Читать книгу Dukkha Unloaded - Loren W. Christensen - Страница 12
ОглавлениеCHAPTER FIVE
Yolanda Simpson laboriously made her way up the litter-strewn stairs, grasping hand over hand on the splintery handrail that threatened to rip from the stained wall with her every tug. Her brain was swimming from a thumb-thick joint and the however many pulls from the jug of wine she shared with Candy in her car. Sharing a little wine after they’d call it quits for the night was a two-month-long tradition for the two of them. The fat joint was an extra bonus she found at the bottom of her purse next to the Vaseline. On top of her brain fog, her legs were tired as hell from walking on concrete for the past several hours in high-heel shoes way too high and way too tight.
Reaching the third-floor landing, she stopped to adjust her white headscarf, and to fight back the nausea from the exertion of climbing the stairs loaded. She leaned against the wall to pry off her pearl white shoes, lost her balance, and fell to one knee. She remained there for a moment to make sure she wouldn’t fall all the way over or heave up all the wine, and then palmed her way back up the wall.
A statuesque black woman, Yolanda stood an inch shy of six feet and possessed a body that slowed traffic at her usual corner, especially when she had on the outfit she wore tonight. A regular gave her the full-length, fake-fur coat last winter, which was way too warm for June, but was always a real showstopper on Eighty-Second Avenue. More than one customer had told her that when she opened her coat to flash her butt-cheek-revealing gold satin hot pants, and the clinging pink camisole over her unencumbered breasts, they had to have her right then and there.
At ten feet away, she looked like the 25-year-old she was, but up close, her eyes and face revealed years of dope, booze, and the countless johns who had frequented her body and then gone home to their wives and children. Normally, she wore a red wig to hide her alopecia, a disease that caused her to lose most of her hair.

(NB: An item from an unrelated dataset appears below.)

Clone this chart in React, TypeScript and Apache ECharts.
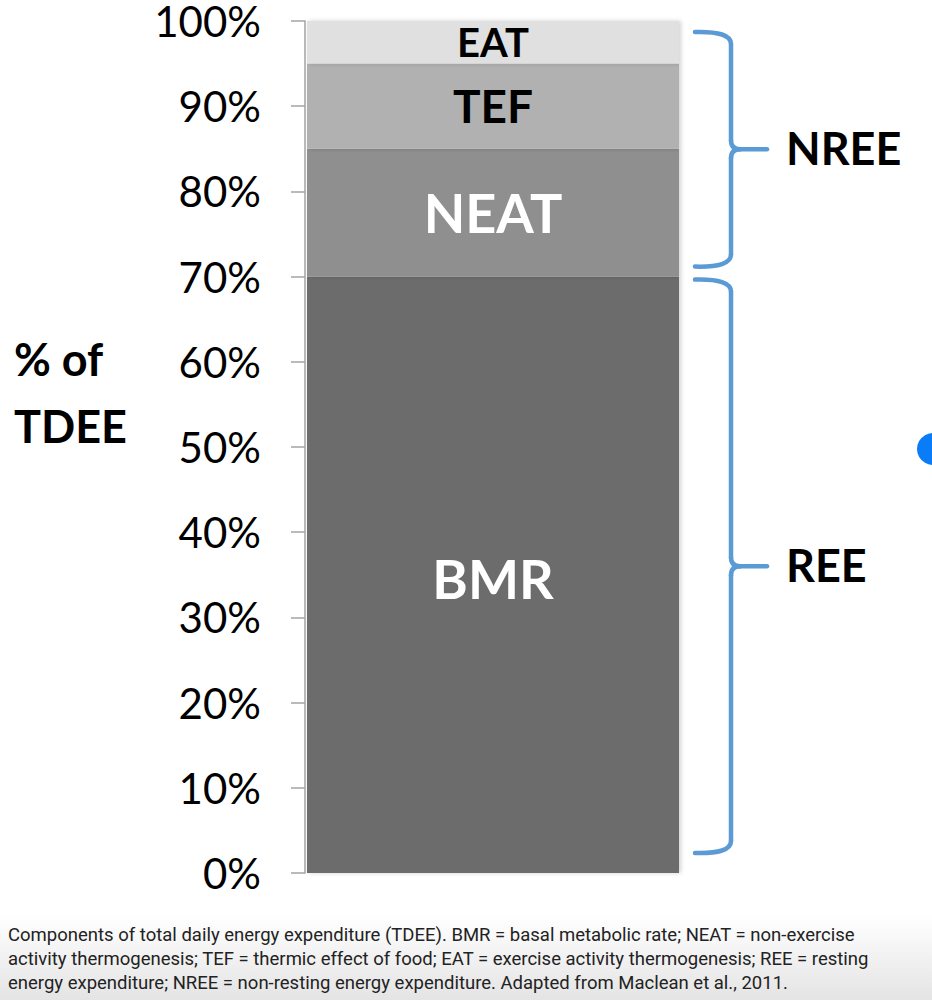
import React, { useEffect, useRef } from "react";
import * as echarts from "echarts";

const categories = ["TDEE"];
const segmentNames = ["BMR", "NEAT", "TEF", "EAT"];
const segmentValues = [70, 15, 10, 5];
const segmentColors = ["#6c6c6c", "#8f8f8f", "#b1b1b1", "#e0e0e0"];
const segmentLabelColors = ["#ffffff", "#ffffff", "#000000", "#000000"];
const segmentLabelSizes = [54, 54, 46, 40];
const segmentLabelOffsets = [4, 0, -1, 0];
const yTicks = { min: 0, max: 100, interval: 10 };
const braceGroups = [
  { name: "NREE", from: 70, to: 100 },
  { name: "REE", from: 0, to: 70 },
];
const caption = [
  "Components of total daily energy expenditure (TDEE). BMR = basal metabolic rate; NEAT = non-exercise",
  "activity thermogenesis; TEF = thermic effect of food; EAT = exercise activity thermogenesis; REE = resting",
  "energy expenditure; NREE = non-resting energy expenditure. Adapted from Maclean et al., 2011.",
];

const BRACE_COLOR = "#5b9bd5";

function brace(x0: number, xv: number, xTip: number, yTop: number, yBot: number, r: number, r2: number) {
  const yMid = (yTop + yBot) / 2;
  const style = { stroke: BRACE_COLOR, lineWidth: 4.5, fill: null, lineCap: "round" as const };
  return [
    { type: "bezierCurve", shape: { x1: x0, y1: yTop, cpx1: xv, cpy1: yTop - 1, x2: xv, y2: yTop + r }, style },
    { type: "line", shape: { x1: xv, y1: yTop + r, x2: xv, y2: yMid - r2 }, style },
    { type: "bezierCurve", shape: { x1: xv, y1: yMid - r2, cpx1: xv, cpy1: yMid, x2: xv + r2, y2: yMid }, style },
    { type: "line", shape: { x1: xv + r2, y1: yMid, x2: xTip, y2: yMid }, style },
    { type: "bezierCurve", shape: { x1: xv + r2, y1: yMid, cpx1: xv, cpy1: yMid, x2: xv, y2: yMid + r2 }, style },
    { type: "line", shape: { x1: xv, y1: yMid + r2, x2: xv, y2: yBot - r }, style },
    { type: "bezierCurve", shape: { x1: xv, y1: yBot - r, cpx1: xv, cpy1: yBot + 1, x2: x0, y2: yBot }, style },
  ];
}

export default function App() {
  const ref = useRef<HTMLDivElement>(null);
  useEffect(() => {
    if (!ref.current) return;
    const chart = echarts.init(ref.current, null, { renderer: "svg" });
    const option: any = {
      animation: false,
      backgroundColor: "#ffffff",
      grid: { left: 305, top: 14, width: 376, bottom: 127 },
      xAxis: { type: "category", data: categories, show: false },
      yAxis: {
        type: "value",
        min: yTicks.min,
        max: yTicks.max,
        interval: yTicks.interval,
        axisLine: { show: true, lineStyle: { color: "#a3a3a3", width: 1.5 } },
        axisTick: { show: true, length: 14, lineStyle: { color: "#a3a3a3", width: 1.5 } },
        splitLine: { show: false },
        axisLabel: {
          formatter: "{value}%",
          fontFamily: "Lato",
          fontSize: 42,
          lineHeight: 30,
          color: "#000",
          margin: 44,
        },
      },
      series: segmentNames.map((name, i) => ({
        name,
        type: "bar",
        stack: "total",
        barWidth: 372,
        data: [segmentValues[i]],
        itemStyle: {
          color: segmentColors[i],
          shadowColor: "rgba(0,0,0,0.18)",
          shadowBlur: 4,
          shadowOffsetX: 2,
        },
        label: {
          show: true,
          position: "inside",
          formatter: "{a}",
          fontFamily: "Lato",
          fontWeight: "bold",
          fontSize: segmentLabelSizes[i],
          color: segmentLabelColors[i],
          offset: [0, segmentLabelOffsets[i]],
        },
      })),
    };
    chart.setOption(option);

    const barRight = (chart.convertToPixel({ xAxisIndex: 0 }, 0) as number) + 186;
    const x0 = barRight + 16;
    const xv = barRight + 52;
    const xTip = barRight + 88;
    const graphics: any[] = [];
    graphics.push({
      type: "rect",
      silent: true,
      z: -10,
      shape: { x: 0, y: 915, width: 932, height: 85 },
      style: {
        fill: new echarts.graphic.LinearGradient(0, 0, 0, 1, [
          { offset: 0, color: "#ffffff" },
          { offset: 1, color: "#e4e4e4" },
        ]),
      },
    });
    braceGroups.forEach((g, gi) => {
      const yHi = chart.convertToPixel({ yAxisIndex: 0 }, g.to) as number;
      const yLo = chart.convertToPixel({ yAxisIndex: 0 }, g.from) as number;
      const yTop = gi === 0 ? yHi + 11 : yHi + 3;
      const yBot = gi === 0 ? yLo - 10 : yLo - 20;
      graphics.push(...brace(x0, xv, xTip, yTop, yBot, 12, 9));
      graphics.push({
        type: "text",
        x: xTip + 19,
        y: (yTop + yBot) / 2 - 1,
        style: {
          text: g.name,
          font: "bold 45px Lato",
          fill: "#000",
          verticalAlign: "middle",
          align: "left",
        },
      });
    });
    graphics.push({
      type: "text",
      x: 14,
      y: 392,
      style: {
        text: "% of\nTDEE",
        font: "bold 45px Lato",
        lineHeight: 67,
        fill: "#000",
        verticalAlign: "middle",
        align: "left",
      },
    });
    caption.forEach((line, i) => {
      graphics.push({
        type: "text",
        x: 8,
        y: 935 + i * 24,
        style: {
          text: line,
          font: "18.5px Roboto",
          fill: "#222",
          verticalAlign: "middle",
          align: "left",
        },
      });
    });
    graphics.push({
      type: "circle",
      shape: { cx: 933, cy: 449, r: 16 },
      style: { fill: "#0b7cf7" },
    });
    chart.setOption({ graphic: graphics });

    return () => chart.dispose();
  }, []);
  return (
    <div
      ref={ref}
      style={{ position: "absolute", left: 0, top: 0, width: 932, height: 1000 }}
    />
  );
}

But a couple of weeks ago she had a hell of a fight with Rosie, the bitch, which Yolanda won, but not before the Mexican whore tore her wig off and chucked it into one of those big storm drains under a sidewalk curb. Now she had to wear a scarf until her new wig came in. Twelve hundred bucks, but there was no way she would wear some cheap over-the-counter thing.
Yolanda counted aloud each apartment door, since most had long ago lost their numbers to vandals and thieves. She stood unsteadily in front of the sixth door, pulled a single key from her big coat pocket and fumbled it into the lock. Before opening it, she looked fuzzy-eyed to her left and right to ensure no one was in the hall. Unlikely at 1:20 a.m., but better safe than sorry, a philosophy that’s kept her alive in a dangerous job.
She shuffled in, managed to click on the lamp, and butt-pushed the door shut. She sagged against it. “Shit,” she breathed. “Got to count the money before Lee shows up.”
Lee wasn’t a bad guy, except when he’d hit her in the stomach, sometimes really hard. He never hit her in the face because it was important she look good to bring in the money.
She reached into her coat pocket and retrieved a fat, orange clutch purse. She pulled out a wad of tens and twenties, dropped them onto the pink sheet at the foot of the bed, and did a quick count.
“Damn, two hundred twenty dollars,” she said aloud. “Must have done ten … no, eleven blow jobs tonight. Not the busiest night but above average.”
She made two piles, 110 dollars in each. Sometimes Lee let her keep more than fifty percent, especially when she brought in a good haul. It would be nice to get a little extra to buy some dope, maybe get a couple nights off to rest and spend time with Chelsea.
Chelsea! She raised her heavy eyes to the head of the bed and smiled drunkenly at her four-month-old sleeping peacefully between two oversized pillows.